*Exercise directions*.
Starting at the first line of the data, please print exactly those lines through the one that holds "from bokeh.resources import INLINE", omitting every picture.

____________________

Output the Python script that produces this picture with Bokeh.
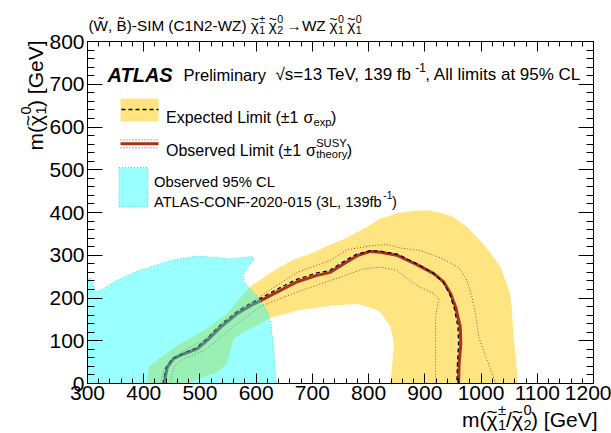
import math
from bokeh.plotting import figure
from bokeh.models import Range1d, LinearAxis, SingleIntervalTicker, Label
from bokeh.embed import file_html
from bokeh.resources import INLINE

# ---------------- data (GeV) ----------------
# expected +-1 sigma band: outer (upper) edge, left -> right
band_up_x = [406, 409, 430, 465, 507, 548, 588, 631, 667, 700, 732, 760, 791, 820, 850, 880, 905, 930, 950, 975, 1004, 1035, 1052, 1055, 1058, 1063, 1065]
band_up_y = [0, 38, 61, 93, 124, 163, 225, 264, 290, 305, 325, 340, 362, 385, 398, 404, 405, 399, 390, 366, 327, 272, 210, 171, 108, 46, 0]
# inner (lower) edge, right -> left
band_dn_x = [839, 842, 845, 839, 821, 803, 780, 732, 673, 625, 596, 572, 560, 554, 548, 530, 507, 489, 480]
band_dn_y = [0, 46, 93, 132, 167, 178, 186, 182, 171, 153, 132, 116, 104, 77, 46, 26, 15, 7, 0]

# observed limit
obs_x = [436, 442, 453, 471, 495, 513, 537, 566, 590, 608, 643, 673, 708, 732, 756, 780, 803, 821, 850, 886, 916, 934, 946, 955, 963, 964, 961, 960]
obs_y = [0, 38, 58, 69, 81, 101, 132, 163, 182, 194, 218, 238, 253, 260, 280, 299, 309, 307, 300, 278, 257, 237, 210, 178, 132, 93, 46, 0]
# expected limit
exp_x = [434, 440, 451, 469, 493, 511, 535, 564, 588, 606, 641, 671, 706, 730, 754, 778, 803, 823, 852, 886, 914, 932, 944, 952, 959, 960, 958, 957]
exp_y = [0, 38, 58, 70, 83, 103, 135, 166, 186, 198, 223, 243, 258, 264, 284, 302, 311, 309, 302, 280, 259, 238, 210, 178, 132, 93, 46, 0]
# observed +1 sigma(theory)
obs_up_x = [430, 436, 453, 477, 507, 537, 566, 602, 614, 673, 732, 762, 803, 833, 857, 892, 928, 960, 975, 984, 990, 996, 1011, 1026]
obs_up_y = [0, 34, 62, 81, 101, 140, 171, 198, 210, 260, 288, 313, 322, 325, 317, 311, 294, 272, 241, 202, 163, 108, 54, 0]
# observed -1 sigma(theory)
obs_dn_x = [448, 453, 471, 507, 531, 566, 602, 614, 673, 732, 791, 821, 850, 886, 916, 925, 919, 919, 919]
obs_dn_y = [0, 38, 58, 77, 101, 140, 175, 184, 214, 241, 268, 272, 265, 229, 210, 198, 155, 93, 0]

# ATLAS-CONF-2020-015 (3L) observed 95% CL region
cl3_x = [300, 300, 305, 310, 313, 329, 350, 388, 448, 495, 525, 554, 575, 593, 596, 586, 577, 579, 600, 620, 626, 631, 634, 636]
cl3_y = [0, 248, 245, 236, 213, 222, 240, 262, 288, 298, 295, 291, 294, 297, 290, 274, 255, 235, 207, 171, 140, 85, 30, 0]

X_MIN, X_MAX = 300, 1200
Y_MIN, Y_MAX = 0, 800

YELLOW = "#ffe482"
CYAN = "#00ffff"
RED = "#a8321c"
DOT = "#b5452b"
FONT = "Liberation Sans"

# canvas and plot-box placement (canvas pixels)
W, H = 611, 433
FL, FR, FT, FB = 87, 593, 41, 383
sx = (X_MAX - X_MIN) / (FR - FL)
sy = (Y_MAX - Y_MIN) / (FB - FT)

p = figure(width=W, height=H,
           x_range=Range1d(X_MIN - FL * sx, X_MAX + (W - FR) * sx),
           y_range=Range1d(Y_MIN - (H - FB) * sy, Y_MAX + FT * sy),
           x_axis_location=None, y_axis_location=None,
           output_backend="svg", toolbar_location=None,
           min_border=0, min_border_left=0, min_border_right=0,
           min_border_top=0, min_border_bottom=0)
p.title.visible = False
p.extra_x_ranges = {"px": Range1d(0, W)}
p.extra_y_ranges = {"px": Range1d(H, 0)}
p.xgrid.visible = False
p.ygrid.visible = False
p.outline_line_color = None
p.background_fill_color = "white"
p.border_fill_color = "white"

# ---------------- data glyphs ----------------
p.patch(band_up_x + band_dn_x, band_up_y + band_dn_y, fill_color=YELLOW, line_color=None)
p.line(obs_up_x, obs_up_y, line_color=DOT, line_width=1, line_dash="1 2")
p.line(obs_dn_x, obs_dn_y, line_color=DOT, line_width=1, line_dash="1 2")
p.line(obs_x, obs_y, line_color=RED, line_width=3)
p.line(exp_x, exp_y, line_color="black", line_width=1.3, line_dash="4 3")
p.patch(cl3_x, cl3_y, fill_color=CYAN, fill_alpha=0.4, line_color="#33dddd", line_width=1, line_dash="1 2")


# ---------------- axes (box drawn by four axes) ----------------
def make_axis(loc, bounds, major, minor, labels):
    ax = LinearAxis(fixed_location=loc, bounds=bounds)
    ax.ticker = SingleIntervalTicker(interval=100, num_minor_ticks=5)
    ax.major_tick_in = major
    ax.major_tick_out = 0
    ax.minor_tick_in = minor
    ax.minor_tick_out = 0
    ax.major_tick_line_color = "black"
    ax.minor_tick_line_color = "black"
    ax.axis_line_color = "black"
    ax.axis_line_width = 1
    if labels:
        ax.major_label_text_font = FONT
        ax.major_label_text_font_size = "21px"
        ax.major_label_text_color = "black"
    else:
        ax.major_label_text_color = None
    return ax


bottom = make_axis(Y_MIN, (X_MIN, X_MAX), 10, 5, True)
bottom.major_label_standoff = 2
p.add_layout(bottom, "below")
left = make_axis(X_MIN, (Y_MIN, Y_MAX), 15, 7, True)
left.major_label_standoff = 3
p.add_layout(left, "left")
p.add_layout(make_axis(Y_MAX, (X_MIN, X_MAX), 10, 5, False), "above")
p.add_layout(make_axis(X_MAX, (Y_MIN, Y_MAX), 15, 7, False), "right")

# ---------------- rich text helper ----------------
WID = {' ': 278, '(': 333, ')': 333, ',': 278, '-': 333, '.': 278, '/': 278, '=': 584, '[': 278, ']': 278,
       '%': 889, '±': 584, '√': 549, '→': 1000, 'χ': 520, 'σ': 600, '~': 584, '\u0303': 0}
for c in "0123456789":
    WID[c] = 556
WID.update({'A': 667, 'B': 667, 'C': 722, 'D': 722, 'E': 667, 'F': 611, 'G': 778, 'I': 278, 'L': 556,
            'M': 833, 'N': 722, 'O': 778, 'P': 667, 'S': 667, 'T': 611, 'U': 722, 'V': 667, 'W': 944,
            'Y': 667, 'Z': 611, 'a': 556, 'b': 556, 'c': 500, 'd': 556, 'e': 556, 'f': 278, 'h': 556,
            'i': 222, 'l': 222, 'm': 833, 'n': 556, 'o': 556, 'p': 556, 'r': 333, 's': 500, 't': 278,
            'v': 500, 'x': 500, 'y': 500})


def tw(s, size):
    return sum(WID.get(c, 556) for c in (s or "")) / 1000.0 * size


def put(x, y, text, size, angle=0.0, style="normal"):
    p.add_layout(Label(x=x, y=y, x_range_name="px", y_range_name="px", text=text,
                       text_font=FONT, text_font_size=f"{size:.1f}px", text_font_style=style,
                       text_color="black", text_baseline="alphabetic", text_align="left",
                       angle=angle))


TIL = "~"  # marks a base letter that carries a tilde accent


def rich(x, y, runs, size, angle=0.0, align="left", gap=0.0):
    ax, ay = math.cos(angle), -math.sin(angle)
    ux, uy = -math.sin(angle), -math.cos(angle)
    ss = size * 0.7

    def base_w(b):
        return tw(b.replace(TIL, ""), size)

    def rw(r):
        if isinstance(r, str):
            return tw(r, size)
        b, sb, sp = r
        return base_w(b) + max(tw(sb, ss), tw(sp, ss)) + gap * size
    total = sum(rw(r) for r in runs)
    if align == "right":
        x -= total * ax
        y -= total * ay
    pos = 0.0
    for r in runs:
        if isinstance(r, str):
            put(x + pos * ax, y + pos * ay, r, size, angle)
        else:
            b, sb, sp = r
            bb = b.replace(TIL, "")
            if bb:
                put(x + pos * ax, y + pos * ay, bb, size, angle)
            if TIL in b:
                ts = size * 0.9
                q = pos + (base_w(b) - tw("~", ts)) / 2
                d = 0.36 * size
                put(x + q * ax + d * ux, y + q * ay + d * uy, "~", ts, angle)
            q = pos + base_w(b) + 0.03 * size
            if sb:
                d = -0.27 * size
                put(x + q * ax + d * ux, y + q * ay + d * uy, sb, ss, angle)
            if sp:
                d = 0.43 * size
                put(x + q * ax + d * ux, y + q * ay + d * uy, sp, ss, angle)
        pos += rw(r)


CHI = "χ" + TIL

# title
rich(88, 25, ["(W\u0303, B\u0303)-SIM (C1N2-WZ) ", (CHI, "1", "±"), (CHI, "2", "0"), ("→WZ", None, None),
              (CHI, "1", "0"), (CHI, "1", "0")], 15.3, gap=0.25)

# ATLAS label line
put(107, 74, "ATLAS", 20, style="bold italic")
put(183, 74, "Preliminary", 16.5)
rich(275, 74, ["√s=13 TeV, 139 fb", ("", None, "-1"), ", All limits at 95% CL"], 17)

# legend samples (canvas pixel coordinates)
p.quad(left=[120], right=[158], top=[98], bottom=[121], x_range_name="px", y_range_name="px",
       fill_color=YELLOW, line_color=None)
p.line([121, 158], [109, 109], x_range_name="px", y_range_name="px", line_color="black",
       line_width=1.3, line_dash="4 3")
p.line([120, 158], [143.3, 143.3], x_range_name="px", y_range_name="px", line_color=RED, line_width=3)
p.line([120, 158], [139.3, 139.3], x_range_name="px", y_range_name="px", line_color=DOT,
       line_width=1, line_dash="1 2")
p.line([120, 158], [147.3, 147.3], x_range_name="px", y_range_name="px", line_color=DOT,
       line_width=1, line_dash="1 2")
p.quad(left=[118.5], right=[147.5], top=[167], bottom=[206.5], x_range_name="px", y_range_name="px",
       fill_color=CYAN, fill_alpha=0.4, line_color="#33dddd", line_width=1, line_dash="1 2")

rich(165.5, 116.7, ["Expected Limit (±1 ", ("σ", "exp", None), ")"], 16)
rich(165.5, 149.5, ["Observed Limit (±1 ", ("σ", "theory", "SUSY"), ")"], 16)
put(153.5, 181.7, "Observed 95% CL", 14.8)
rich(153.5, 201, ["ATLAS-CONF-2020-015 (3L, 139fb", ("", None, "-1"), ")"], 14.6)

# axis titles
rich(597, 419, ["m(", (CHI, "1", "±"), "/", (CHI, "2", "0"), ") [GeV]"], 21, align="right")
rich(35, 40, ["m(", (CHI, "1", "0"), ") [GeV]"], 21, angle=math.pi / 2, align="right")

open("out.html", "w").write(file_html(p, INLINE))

____________________

*Answer to the task*.
Output the Python script that produces this picture with Bokeh.
import math
from bokeh.plotting import figure
from bokeh.models import Range1d, LinearAxis, SingleIntervalTicker, Label
from bokeh.embed import file_html
from bokeh.resources import INLINE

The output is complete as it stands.